Sunday, September 11, 2016

2016 Riesling

I got to the grape dealer early this year, and they had Riesling in stock. Other years they have been sold out.

These grapes were very juicy --so juicy that the crates left a trail of grape juice when I carried them down the basement. As you might expect with juicy grapes the sugar level was low at 18 degrees Brix, which will make 9% alcohol. On the low side for me. Other years I would add sugar to get to 12%, but having been chastised by Grace, my son's girlfriend, for making only over-strong wines, I decided to leave this alone this year. Rieslings are often on the weak side. This Riesling will be finished dry.

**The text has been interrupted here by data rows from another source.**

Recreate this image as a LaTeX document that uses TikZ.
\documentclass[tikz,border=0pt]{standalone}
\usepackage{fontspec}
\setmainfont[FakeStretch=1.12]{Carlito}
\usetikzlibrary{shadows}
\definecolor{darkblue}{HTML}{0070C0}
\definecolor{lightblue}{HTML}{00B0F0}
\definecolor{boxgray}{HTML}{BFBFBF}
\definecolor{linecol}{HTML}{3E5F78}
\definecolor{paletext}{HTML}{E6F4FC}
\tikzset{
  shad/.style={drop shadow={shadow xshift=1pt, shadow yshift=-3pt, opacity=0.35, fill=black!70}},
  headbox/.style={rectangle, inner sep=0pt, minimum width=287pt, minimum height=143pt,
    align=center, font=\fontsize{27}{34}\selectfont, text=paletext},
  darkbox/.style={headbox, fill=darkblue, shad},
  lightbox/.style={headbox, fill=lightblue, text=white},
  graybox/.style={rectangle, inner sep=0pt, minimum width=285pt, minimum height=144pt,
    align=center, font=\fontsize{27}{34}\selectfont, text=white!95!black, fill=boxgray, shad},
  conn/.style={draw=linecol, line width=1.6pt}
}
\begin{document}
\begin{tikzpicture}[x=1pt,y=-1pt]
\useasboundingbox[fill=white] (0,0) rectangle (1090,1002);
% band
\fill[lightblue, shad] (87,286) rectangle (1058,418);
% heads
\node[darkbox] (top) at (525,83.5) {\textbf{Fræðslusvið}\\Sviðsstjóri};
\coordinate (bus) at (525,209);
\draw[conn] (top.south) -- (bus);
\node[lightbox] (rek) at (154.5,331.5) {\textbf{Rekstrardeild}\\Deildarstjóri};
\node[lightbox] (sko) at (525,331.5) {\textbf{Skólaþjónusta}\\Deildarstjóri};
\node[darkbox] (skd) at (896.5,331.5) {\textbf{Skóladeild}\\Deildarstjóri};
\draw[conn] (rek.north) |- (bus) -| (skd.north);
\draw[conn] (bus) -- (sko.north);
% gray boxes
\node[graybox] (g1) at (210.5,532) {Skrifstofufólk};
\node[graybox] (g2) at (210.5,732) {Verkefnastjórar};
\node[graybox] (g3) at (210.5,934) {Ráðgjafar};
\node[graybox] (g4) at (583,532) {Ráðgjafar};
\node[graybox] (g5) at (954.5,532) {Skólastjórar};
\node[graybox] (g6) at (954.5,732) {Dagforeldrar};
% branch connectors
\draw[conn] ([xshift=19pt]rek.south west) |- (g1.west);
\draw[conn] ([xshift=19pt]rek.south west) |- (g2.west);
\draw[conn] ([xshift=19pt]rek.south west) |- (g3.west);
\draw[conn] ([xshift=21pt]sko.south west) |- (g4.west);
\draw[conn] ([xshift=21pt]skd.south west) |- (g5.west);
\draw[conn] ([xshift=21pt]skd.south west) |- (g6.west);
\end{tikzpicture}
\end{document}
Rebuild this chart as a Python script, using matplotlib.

I also did not kill the natural yeast with sulfite so that my wife might potentially drink it. Being more natural this year, I hope I don't regret it.

Riesling Grape Recipe

144 lb Riesling wine grapes (Pia; Madera, California)
10 g pectic enzyme
16 g yeast energizer
1 Pack Red Star Premier Cuvee

Other years I have added oranges or orange peel, but not this year. In the past I have added potassium carbonate as well. I will watch the pH, or perhaps taste it after the initial ferment.

I let the grapes warm to room temperature, crushed them (about 90 minutes), then pressed them. I added the additives. The fermentation was rapid with vigorous fermentation within a few hours.